# πιθανός / δυνατός



## BrendaP

I’m getting conflicting results from the translator programs on the words πιθανός and δυνατός and which to use for “possible” and which to use for “probable”.  This is the first time I’ve come across δυνατός used to mean something other than “strong”.  
 
I apologize if my post shows up twice again.  It's a new lap-top and it does strange things


----------



## shawnee

Yes, both words can be used depending on context. A sample sentence will help to chose the right one. Εαν είναι δυνατόν. (just as an eg.)


----------



## BrendaP

Thanks, Shawnee.  I'm just not clear on when to use one and when to use the other.


----------



## ladychiquitita

Well, literally, δυνατός is possible and πιθανός is probable. It is true that we might use any of these words in most cases without changing the meaning of the sentence, but we can't neglect the fact that there are cases where only one of them can be used, e.g. "Αυτό δεν είναι δυνατόν!" which means "This is not possible!". We can't say "Αυτό δεν είναι πιθανό!" instead, the meaning is different (as in english). Or, "είναι πολύ πιθανό να..." which means "it's very probable that...". Neither in this case can we say "είναι πολύ δυνατόν να...", that does not exist as a phrase in greek. So, to avoid errors as it is a complicated issue, I would suggest that you use δυνατός for possible and πιθανός for probable, exactly the way you would use them in english.


----------



## ireney

Actually it may help to remember that "δυνατός" has in Greek a "double" meaning just as "possible" has in English with the second meaning much more prominent than in English.


----------



## BrendaP

That really clears it up for me.  Thank you both so much for your help.


----------



## ireney

Let's try to explain things a little better: Things, in English, can possibly happen or probably happen. This in Greek would be "πιθανόν να συμβούν" "πιθανότατο να συμβούν". 

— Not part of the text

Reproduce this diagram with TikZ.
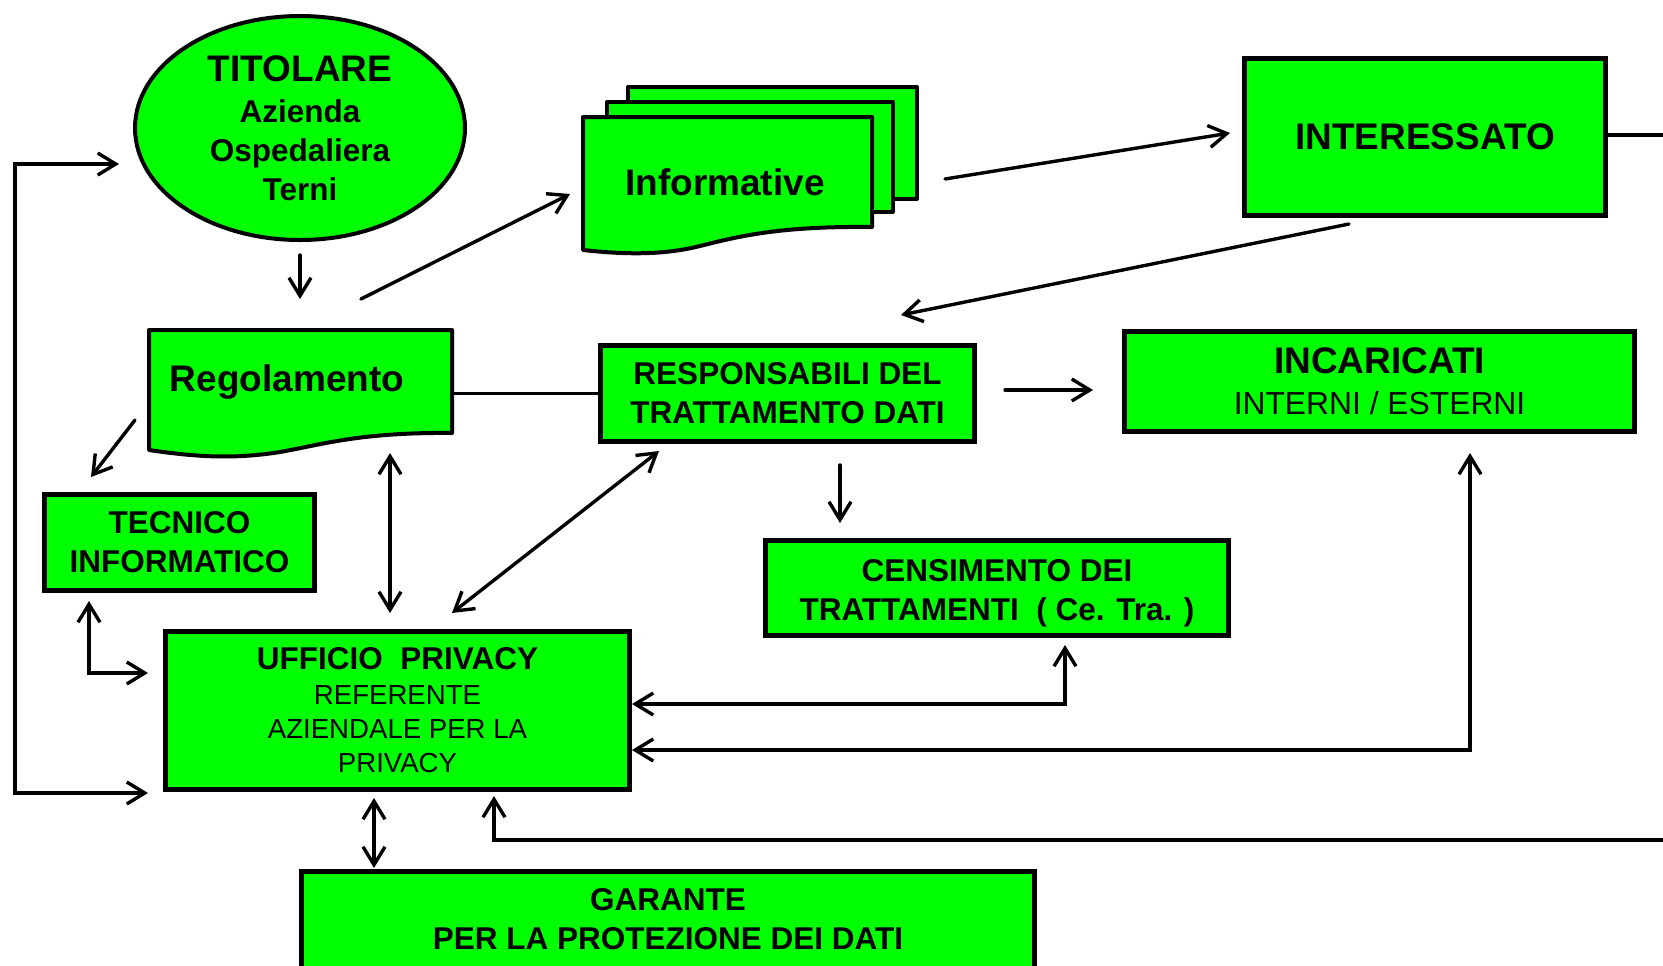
\documentclass[tikz,border=0pt]{standalone}
\usepackage{fontspec}
\setmainfont{Liberation Sans}
\usetikzlibrary{arrows.meta,shapes.geometric}
\newcommand\fBig{\fontsize{18.5}{21}\selectfont\bfseries}
\newcommand\fMed{\fontsize{15.75}{19.5}\selectfont\bfseries}
\newcommand\fReg{\fontsize{15.9}{20.5}\selectfont\mdseries}
\newcommand\fSub{\fontsize{13.8}{16.5}\selectfont\mdseries}
\definecolor{vgreen}{HTML}{00FF00}
\tikzset{
  box/.style={draw=black, fill=vgreen, line width=2.75pt, line join=miter, rectangle, inner sep=0pt, align=center, font=\fMed},
  shp/.style={draw=black, fill=vgreen, line width=2pt, line join=round},
  lbl/.style={inner sep=0pt, align=center},
  conn/.style={line width=1.7pt, line cap=round, line join=miter},
  arr/.style={conn, -{Straight Barb[length=9pt,width=11pt]}},
  darr/.style={conn, {Straight Barb[length=9pt,width=11pt]}-{Straight Barb[length=9pt,width=11pt]}},
}
\begin{document}
\begin{tikzpicture}[x=0.5pt,y=-0.5pt]
\useasboundingbox (0,0) rectangle (1663,965);
\clip (0,0) rectangle (1663,965);

% TITOLARE
\node[ellipse, draw=black, fill=vgreen, line width=2pt, inner sep=0pt,
      minimum width=165pt, minimum height=112pt, align=center, font=\fMed]
  (tit) at (300,128) {{\fBig TITOLARE}\\[1pt]Azienda\\Ospedaliera\\Terni};

% Informative stack
\filldraw[shp] (628,87) rectangle (917,199);
\filldraw[shp] (607,102) rectangle (893,212);
\filldraw[shp] (583,117) -- (872,117) -- (872,227)
  .. controls (780,226) and (740,236) .. (700,246)
  .. controls (660,256) and (620,254) .. (583,250) -- cycle;
\node[lbl, font=\fBig, anchor=base] (inf) at (725,195) {Informative};

% Regolamento
\filldraw[shp] (149,330) -- (452,330) -- (452,433)
  .. controls (360,432) and (320,445) .. (280,452)
  .. controls (230,460) and (190,456) .. (149,450) -- cycle;
\node[lbl, font=\fBig, anchor=base] (reg) at (287,391) {Regolamento};
\coordinate (regR) at (452,393.5);

% boxes
\node[box, font=\fBig, minimum width=180.5pt, minimum height=78.5pt] (inter) at (1425,137) {INTERESSATO};
\node[box, minimum width=187pt, minimum height=48pt] (resp) at (787.5,393.5) {RESPONSABILI DEL\\TRATTAMENTO DATI};
\node[box, minimum width=255pt, minimum height=50pt] (inc) at (1379.5,381.5) {{\fBig INCARICATI}\\[1pt]{\fReg INTERNI / ESTERNI}};
\node[box, minimum width=231.5pt, minimum height=47.5pt, text depth=0pt] (cens) at (997,588) {\rule{0pt}{13pt}CENSIMENTO DEI\\TRATTAMENTI\ \ ( Ce. Tra. )};
\node[box, minimum width=135pt, minimum height=48pt] (tec) at (179.5,542.5) {TECNICO\\INFORMATICO};
\node[box, minimum width=232pt, minimum height=79pt] (uff) at (397.5,710.5) {UFFICIO\ \ PRIVACY\\[-2pt]{\fSub REFERENTE}\\[-2.5pt]{\fSub AZIENDALE PER LA}\\[-2.5pt]{\fSub PRIVACY}};
\filldraw[box] (301.5,871.5) rectangle (1034.5,1040);
\node[lbl, font=\fMed] (gar) at (668,919) {GARANTE\\PER LA PROTEZIONE DEI DATI};

% connector end points
\coordinate (a1) at (119,164);
\coordinate (a2) at (148,793);
\coordinate (b1) at (300,255);
\coordinate (b2) at (300,299);
\coordinate (c1) at (361,299);
\coordinate (c2) at (570,194);
\coordinate (d1) at (945,179);
\coordinate (d2) at (1230,133);
\coordinate (e1) at (1349,224);
\coordinate (e2) at (901,315);
\coordinate (f1) at (1005,390);
\coordinate (f2) at (1093,390);
\coordinate (g1) at (840,465);
\coordinate (g2) at (840,523);
\coordinate (h1) at (135,420);
\coordinate (h2) at (91,477);
\coordinate (i1) at (390,453);
\coordinate (i2) at (390,613);
\coordinate (j1) at (659,451);
\coordinate (j2) at (452,613);
\coordinate (k1) at (89,601);
\coordinate (k2) at (148,673);
\coordinate (l1) at (1065,645);
\coordinate (l2) at (632,704);
\coordinate (m1) at (1470,453);
\coordinate (m2) at (632,750);
\coordinate (n1) at (1700,840);
\coordinate (n2) at (494,796);
\coordinate (o1) at (374,798);
\coordinate (o2) at (374,868);
\coordinate (p1) at (1700,135);

% connectors
\draw[darr] (a1) -- (15,164) -- (15,793) -- (a2);
\draw[arr] (b1) -- (b2);
\draw[arr] (c1) -- (c2);
\draw[arr] (d1) -- (d2);
\draw[conn] (inter.east |- p1) -- (p1);
\draw[arr] (e1) -- (e2);
\draw[conn] (regR) -- (resp.west);
\draw[arr] (f1) -- (f2);
\draw[arr] (g1) -- (g2);
\draw[arr] (h1) -- (h2);
\draw[darr] (i1) -- (i2);
\draw[darr] (j1) -- (j2);
\draw[darr] (k1) |- (k2);
\draw[darr] (l1) |- (l2);
\draw[darr] (m1) |- (m2);
\draw[arr] (n1) -| (n2);
\draw[darr] (o1) -- (o2);
\end{tikzpicture}
\end{document}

There is however, a second meaning of "possible". Something that is possible to happen as opposed to something impossible to happen. Or, in other words, one meaning of "possible" is that something that can happen has a good chance of happening and the other that something can happen.

In Greek, when one want to use the second meaning of "possible" they'll use "δυνατόν". Note that, as in English, quite often the distinction between the two meanings is almost _impossible_  to pinpoint.

Does this help?


----------



## BrendaP

Yes, it helps, Ireney, and I thank you very much for your patience with me.


----------